Peter is an extremely interesting fellow, an American who graduated from Oxford as well as Hollywood High, has lived in Paris for decades, and is brilliant at designing and producing language and acculturation programs that get results. In 2002, we rented an apartment for the duration of Educa, and the following year we worked together in Paris.

In late 2003, America's invasion of Iraq was not winning the U.S. any awards for popularity...or statesmanship. The economy was awful. It didn't seem like a propitious time for doing business. I skipped Online Educa. Not wanting to miss out entirely, I asked Peter to share his notes. We published them here.

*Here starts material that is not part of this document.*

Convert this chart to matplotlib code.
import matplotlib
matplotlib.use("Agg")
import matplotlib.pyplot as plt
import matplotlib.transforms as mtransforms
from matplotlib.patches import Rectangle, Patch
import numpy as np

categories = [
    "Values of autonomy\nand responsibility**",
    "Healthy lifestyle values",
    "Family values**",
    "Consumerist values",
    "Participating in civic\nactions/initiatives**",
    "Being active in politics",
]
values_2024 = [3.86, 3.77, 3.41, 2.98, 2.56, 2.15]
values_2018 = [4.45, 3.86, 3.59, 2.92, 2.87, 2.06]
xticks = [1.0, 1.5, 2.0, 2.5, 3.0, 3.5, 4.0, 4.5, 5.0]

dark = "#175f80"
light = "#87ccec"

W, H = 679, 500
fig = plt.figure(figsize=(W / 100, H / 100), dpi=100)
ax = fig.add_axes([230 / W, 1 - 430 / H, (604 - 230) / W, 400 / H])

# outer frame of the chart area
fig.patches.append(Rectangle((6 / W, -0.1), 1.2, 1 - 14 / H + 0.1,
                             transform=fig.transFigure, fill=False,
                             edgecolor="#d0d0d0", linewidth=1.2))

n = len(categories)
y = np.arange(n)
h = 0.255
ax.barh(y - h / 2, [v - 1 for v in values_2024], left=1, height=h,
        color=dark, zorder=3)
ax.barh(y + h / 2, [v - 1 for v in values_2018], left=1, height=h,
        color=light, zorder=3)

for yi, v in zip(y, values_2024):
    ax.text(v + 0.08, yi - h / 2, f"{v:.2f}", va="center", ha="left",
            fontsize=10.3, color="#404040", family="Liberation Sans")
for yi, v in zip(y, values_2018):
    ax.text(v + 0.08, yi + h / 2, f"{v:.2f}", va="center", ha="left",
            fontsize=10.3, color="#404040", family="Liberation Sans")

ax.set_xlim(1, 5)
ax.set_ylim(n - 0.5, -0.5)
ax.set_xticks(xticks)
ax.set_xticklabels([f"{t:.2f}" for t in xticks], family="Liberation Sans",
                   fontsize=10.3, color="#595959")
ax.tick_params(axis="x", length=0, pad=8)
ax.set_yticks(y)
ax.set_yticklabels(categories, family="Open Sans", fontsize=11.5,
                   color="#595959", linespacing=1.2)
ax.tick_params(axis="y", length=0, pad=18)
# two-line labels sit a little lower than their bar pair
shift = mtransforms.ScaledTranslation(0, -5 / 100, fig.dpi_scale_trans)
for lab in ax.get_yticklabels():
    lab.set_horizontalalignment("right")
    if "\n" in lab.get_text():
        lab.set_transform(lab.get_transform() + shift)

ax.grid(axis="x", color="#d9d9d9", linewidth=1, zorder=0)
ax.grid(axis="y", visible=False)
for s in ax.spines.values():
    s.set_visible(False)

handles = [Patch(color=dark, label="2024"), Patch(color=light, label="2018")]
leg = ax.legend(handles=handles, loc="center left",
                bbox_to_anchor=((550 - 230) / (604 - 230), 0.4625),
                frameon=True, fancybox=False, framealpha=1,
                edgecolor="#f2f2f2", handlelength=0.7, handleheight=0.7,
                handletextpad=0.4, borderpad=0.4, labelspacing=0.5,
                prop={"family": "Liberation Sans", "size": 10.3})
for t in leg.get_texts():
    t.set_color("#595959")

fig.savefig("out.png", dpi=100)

This year, once again, Peter agreed to share his observations of Online Educa with us. The official Conference Report is now available on the Online Educa website; I find Peter's words more entertaining and informative. How often do you get to hear from a European-American who has been on this journey for the duration?

Online Educa (number ten): a chance to look at history

Reichstag 1995, wrap by Christo

Ten years ago we lived in a different world. The Berlin wall had taken its tumble only six years earlier and the official reunification of Germany was just five years old and an ongoing project. The fate of the ex-Soviet Union was still up in the air (but has anything really changed today?). Poland, Czechoslovakia and Hungary were ex-Soviet satellites floating between two worlds and not full-fledged members of the European Union (the United States of Europe?). Clinton was in his first term as president moving from deficits to surpluses for the first time in decades. And of course the World Trade Center was a little wobbly after the attack of 1993, but both towers were still proudly standing. Perhaps more significantly, the World Wide Web was in its infancy as a kind of Technicolor version of the good old Internet and not yet seen as a vehicle of mass marketing. The dotcom boom and its subsequent crash were still several years in the offing. The world was clearly a different place.

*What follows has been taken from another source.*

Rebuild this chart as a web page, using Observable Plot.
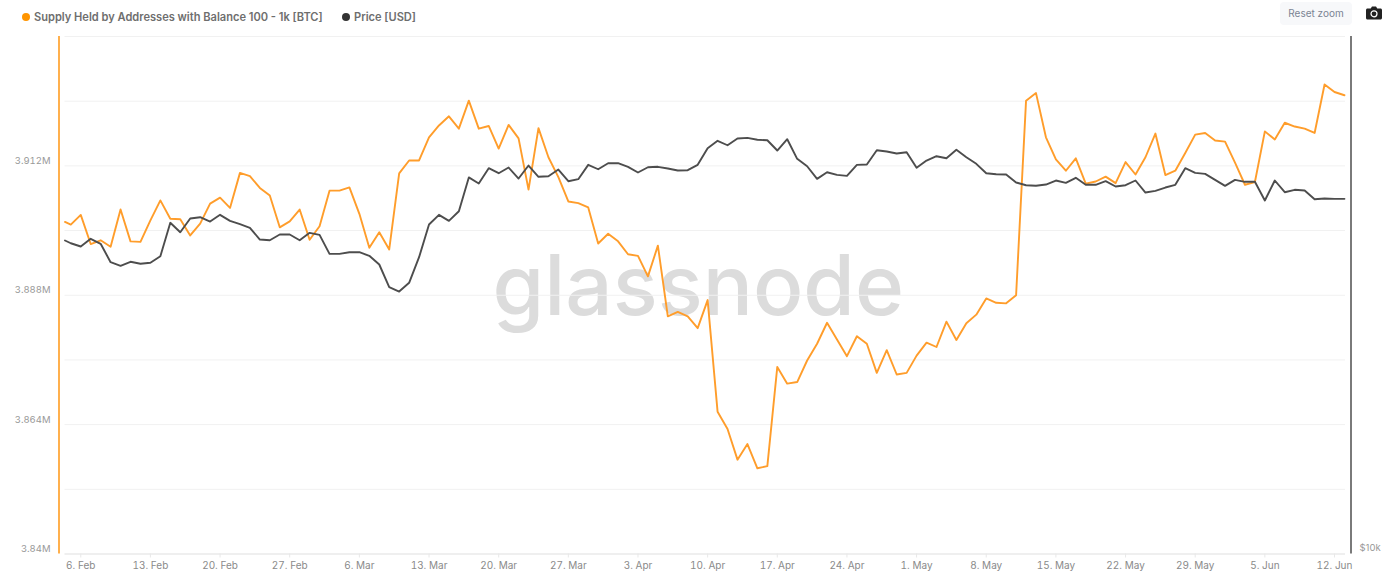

1995 is when Online Educa was born. 2004 was thus number ten in the series, and more impressively, number ten in the curve of increasingly rapid growth. One of the guiding principles of the original event, as I discovered when I was asked to help plan it in the spring of 1995, was the idea that the Internet and new learning technology in general could help accelerate the integration of the two Europes that were wondering what life without a wall and opposing armies might be like. That explains the choice of the original venue: a vast and drafty concrete capsule on Alexanderplatz, smack in the middle of East Berlin at the end of a street still called Karl Marx Allee.

Parts of the wall were still visible in 1995.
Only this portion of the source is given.